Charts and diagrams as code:
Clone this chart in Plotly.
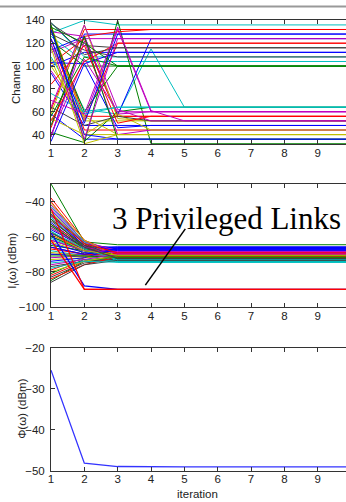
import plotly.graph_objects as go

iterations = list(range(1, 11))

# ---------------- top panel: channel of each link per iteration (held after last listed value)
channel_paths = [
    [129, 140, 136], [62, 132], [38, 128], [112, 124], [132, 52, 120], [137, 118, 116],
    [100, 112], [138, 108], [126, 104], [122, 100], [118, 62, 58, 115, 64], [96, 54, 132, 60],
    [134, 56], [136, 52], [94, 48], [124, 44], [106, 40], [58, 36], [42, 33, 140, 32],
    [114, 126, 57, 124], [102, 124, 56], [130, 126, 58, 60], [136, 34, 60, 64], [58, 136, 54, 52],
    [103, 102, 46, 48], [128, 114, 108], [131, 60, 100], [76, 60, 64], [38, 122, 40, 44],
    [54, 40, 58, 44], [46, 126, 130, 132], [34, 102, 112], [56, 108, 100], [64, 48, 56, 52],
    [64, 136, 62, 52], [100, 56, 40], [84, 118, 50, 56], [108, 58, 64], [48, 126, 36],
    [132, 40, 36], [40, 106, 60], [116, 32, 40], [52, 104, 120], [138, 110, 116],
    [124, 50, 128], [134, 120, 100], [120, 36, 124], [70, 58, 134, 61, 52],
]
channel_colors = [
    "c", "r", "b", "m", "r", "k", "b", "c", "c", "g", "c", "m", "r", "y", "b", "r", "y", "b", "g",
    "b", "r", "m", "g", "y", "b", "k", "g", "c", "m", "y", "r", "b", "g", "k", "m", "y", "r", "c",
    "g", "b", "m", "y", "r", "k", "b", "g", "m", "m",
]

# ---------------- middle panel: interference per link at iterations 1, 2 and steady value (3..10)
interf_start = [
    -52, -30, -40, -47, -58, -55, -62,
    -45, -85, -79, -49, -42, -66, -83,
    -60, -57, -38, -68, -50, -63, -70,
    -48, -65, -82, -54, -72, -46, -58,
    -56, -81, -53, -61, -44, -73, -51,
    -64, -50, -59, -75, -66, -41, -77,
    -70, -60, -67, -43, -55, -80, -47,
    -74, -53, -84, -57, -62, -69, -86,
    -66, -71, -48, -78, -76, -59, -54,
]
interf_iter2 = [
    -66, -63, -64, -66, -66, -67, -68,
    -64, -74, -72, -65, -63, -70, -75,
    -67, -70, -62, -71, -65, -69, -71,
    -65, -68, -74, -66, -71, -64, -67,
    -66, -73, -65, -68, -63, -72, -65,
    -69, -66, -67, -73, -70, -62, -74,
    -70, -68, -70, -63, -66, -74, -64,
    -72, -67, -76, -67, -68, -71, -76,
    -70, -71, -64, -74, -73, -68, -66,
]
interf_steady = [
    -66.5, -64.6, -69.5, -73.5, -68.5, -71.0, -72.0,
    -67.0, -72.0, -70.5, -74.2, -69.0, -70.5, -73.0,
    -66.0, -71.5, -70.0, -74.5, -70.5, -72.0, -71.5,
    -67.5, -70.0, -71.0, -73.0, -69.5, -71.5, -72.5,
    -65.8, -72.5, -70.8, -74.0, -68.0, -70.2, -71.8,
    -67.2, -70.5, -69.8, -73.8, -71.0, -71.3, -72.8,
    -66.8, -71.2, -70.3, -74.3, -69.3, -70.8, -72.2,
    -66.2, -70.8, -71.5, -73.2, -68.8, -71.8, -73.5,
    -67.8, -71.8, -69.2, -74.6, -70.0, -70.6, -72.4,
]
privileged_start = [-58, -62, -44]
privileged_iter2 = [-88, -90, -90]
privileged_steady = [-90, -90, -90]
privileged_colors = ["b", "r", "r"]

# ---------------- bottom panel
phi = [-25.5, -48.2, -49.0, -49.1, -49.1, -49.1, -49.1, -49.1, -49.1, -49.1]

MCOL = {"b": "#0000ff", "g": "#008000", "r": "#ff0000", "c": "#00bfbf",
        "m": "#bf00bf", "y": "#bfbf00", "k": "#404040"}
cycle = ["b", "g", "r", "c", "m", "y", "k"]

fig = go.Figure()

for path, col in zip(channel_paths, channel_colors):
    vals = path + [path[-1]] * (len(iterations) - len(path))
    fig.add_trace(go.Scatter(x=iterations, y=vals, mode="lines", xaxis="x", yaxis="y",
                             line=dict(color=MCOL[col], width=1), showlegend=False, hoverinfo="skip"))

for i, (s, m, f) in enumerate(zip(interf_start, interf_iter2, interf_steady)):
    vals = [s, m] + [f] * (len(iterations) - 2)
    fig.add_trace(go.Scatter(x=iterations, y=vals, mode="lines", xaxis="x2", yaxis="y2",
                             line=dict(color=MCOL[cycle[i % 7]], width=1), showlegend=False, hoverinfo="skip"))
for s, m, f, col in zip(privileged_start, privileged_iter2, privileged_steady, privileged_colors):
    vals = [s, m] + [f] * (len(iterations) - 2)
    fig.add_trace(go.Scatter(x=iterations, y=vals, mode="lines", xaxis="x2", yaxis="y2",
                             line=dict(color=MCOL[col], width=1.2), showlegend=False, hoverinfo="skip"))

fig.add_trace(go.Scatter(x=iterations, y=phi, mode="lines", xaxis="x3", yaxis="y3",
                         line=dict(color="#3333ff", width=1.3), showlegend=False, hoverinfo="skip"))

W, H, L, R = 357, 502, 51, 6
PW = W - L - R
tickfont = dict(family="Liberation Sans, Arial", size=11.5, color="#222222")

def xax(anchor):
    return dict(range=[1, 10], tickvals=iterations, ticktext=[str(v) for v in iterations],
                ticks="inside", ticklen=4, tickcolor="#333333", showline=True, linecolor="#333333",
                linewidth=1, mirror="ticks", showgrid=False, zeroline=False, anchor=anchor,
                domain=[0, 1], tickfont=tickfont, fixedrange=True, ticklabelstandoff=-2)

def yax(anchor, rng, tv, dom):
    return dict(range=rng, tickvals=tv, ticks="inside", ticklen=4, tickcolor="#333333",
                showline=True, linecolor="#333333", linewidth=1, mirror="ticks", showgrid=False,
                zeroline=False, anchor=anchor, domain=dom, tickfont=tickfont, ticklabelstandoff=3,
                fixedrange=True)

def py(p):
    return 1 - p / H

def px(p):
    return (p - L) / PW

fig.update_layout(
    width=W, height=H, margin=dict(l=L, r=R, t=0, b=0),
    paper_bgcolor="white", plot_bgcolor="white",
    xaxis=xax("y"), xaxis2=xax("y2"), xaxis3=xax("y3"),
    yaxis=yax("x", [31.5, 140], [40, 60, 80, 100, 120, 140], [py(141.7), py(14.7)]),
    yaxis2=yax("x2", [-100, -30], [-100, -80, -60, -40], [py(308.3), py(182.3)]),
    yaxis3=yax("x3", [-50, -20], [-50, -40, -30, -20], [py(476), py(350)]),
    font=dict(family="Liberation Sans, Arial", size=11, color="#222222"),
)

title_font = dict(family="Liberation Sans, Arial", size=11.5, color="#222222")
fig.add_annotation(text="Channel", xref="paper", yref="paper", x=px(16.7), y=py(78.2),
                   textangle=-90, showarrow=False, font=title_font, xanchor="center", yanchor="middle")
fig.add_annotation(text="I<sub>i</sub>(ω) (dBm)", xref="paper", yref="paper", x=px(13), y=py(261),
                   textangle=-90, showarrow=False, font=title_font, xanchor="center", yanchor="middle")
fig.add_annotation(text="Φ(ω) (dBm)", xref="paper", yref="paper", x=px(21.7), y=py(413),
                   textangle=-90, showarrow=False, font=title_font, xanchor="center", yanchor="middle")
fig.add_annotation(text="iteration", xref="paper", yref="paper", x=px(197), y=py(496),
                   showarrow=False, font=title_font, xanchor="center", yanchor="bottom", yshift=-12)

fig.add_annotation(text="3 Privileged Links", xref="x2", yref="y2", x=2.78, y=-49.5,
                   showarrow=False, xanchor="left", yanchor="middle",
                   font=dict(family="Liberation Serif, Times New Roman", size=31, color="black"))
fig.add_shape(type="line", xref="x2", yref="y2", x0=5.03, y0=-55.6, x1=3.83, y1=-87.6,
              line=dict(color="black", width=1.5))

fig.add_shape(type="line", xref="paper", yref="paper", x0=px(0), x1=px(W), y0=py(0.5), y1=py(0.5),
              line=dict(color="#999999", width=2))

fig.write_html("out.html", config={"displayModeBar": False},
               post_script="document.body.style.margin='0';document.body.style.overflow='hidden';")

* * *

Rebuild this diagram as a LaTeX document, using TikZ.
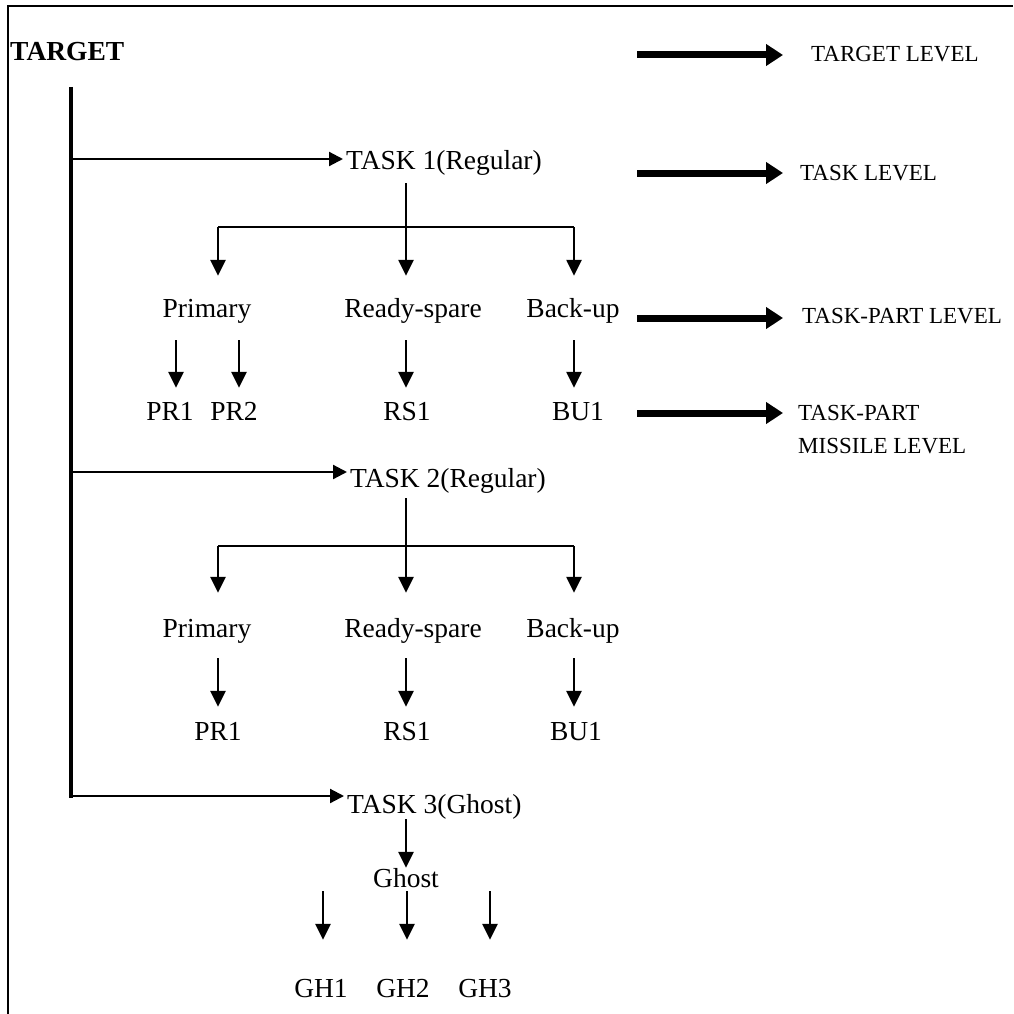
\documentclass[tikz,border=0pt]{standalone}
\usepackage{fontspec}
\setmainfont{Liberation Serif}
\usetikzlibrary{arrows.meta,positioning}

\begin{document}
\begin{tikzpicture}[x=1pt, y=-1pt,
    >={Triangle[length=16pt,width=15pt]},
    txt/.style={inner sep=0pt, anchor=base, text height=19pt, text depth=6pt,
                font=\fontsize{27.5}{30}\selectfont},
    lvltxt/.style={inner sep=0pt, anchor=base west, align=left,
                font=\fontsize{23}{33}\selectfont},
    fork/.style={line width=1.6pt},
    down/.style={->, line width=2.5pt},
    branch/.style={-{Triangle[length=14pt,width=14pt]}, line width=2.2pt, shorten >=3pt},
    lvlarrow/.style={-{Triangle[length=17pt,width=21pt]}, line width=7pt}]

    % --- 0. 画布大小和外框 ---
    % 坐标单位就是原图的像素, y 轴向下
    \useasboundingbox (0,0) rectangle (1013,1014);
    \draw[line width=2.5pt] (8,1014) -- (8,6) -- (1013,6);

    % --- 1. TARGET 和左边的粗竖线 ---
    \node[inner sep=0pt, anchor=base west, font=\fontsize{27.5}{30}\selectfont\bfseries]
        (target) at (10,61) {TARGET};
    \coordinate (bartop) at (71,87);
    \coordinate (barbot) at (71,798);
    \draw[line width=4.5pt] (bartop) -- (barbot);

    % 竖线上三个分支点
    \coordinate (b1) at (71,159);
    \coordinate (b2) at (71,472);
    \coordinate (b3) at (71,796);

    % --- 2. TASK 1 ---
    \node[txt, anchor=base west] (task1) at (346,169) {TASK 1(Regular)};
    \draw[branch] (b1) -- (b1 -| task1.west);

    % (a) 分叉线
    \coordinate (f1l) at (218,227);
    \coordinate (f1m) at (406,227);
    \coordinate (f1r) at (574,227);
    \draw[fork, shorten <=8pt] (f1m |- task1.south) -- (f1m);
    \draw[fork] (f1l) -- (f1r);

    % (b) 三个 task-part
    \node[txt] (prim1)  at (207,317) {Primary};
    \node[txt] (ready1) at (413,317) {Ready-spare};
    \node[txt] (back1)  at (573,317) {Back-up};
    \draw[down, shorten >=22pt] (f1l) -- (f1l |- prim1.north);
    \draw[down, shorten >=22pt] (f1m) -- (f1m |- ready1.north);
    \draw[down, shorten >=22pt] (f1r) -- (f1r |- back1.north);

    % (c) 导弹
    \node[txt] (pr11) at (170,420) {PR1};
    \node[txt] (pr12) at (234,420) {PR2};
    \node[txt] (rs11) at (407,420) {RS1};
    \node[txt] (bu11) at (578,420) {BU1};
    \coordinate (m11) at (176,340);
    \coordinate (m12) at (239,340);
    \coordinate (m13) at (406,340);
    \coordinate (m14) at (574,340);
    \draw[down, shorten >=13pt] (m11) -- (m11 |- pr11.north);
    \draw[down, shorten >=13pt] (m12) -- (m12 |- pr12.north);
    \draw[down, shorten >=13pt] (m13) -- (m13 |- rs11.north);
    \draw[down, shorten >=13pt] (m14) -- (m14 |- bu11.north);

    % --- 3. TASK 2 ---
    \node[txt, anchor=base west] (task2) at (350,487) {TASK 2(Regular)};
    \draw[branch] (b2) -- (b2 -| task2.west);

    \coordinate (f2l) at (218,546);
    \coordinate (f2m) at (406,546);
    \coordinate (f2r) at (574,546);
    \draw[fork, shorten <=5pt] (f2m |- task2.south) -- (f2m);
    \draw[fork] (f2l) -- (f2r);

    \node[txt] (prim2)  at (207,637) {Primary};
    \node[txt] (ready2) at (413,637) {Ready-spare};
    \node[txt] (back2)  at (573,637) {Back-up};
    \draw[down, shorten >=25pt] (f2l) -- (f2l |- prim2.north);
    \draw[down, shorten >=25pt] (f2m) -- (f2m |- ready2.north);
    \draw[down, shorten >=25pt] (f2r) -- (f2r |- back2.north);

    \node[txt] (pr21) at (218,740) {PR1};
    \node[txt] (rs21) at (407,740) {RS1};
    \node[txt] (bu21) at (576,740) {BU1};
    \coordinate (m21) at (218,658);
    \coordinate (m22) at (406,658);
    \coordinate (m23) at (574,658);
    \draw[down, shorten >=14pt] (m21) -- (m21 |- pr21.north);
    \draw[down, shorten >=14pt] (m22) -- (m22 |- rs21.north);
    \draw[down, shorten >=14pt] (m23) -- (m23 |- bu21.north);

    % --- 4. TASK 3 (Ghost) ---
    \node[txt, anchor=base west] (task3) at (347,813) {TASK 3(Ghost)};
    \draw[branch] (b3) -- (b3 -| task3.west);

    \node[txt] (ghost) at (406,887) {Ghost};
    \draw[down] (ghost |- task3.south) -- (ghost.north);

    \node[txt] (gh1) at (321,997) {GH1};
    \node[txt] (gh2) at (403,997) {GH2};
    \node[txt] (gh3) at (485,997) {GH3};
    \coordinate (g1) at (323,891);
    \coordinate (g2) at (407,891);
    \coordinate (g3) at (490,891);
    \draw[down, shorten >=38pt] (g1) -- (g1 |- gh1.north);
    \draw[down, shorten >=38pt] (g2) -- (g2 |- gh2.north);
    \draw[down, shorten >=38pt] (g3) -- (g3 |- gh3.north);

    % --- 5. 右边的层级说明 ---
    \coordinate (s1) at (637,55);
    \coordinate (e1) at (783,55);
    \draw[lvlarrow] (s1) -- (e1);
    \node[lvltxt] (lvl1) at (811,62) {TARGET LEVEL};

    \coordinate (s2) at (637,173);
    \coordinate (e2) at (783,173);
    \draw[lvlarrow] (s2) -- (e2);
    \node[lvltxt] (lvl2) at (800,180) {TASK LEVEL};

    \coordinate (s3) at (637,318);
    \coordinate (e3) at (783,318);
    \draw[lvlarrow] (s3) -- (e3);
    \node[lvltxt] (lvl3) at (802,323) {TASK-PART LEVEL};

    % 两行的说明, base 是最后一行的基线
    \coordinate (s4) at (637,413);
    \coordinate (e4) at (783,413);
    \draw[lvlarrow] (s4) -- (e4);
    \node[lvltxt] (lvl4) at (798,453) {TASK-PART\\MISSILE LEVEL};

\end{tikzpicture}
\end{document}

--

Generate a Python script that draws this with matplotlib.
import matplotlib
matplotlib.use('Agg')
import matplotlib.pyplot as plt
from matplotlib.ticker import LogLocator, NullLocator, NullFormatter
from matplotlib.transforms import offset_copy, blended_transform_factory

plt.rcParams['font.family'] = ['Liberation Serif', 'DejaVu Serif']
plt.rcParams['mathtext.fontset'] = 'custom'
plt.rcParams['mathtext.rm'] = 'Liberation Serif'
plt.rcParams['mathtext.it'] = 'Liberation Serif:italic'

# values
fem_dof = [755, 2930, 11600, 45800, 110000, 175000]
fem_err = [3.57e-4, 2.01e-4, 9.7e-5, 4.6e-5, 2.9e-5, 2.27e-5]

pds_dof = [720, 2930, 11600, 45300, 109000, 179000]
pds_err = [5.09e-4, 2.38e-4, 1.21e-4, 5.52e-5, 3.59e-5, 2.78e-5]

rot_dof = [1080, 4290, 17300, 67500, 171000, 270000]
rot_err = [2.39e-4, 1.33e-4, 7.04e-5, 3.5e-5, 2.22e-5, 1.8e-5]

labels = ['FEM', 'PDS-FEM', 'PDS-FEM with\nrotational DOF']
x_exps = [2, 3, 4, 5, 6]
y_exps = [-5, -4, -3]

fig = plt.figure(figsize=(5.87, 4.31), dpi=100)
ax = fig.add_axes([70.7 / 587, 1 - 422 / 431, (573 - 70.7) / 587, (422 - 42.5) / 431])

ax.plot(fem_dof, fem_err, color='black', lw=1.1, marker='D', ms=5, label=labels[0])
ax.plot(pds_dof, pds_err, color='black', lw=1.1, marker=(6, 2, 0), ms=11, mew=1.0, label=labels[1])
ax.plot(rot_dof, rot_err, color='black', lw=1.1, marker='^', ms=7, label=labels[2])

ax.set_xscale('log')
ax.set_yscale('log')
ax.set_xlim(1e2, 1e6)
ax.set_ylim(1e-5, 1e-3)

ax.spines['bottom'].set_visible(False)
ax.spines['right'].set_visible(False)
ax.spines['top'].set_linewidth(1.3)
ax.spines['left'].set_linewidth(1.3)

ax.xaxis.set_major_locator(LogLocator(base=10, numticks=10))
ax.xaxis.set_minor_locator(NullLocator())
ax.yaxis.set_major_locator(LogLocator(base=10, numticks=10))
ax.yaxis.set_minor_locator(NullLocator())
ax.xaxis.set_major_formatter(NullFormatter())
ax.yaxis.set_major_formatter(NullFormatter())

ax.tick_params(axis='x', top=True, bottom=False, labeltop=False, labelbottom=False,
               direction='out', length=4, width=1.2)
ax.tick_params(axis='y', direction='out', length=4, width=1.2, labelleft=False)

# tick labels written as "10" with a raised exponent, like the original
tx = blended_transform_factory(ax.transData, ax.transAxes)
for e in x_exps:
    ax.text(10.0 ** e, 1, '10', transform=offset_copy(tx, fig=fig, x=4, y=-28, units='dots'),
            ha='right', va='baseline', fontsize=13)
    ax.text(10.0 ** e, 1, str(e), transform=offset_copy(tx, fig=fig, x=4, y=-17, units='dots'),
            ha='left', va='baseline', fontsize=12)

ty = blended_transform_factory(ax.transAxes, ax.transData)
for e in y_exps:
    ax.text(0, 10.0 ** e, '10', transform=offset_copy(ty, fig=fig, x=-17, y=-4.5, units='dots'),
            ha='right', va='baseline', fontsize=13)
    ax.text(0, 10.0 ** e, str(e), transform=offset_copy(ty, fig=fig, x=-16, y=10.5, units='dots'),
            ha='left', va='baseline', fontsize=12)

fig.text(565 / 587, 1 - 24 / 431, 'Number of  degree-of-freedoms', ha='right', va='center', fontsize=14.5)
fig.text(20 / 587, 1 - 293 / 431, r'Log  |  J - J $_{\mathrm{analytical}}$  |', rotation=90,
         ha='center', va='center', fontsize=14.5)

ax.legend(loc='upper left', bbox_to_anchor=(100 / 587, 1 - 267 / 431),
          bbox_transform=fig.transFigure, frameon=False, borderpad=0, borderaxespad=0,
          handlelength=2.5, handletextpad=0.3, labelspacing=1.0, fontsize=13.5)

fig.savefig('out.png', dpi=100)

EXERCISE TASK:
Give back, unchanged, each line from the one containing "Clone this chart in Plotly." through the one containing "iterations = list(range(1, 11))". Pictures are to be left out.

ANSWER:
Clone this chart in Plotly.
import plotly.graph_objects as go

iterations = list(range(1, 11))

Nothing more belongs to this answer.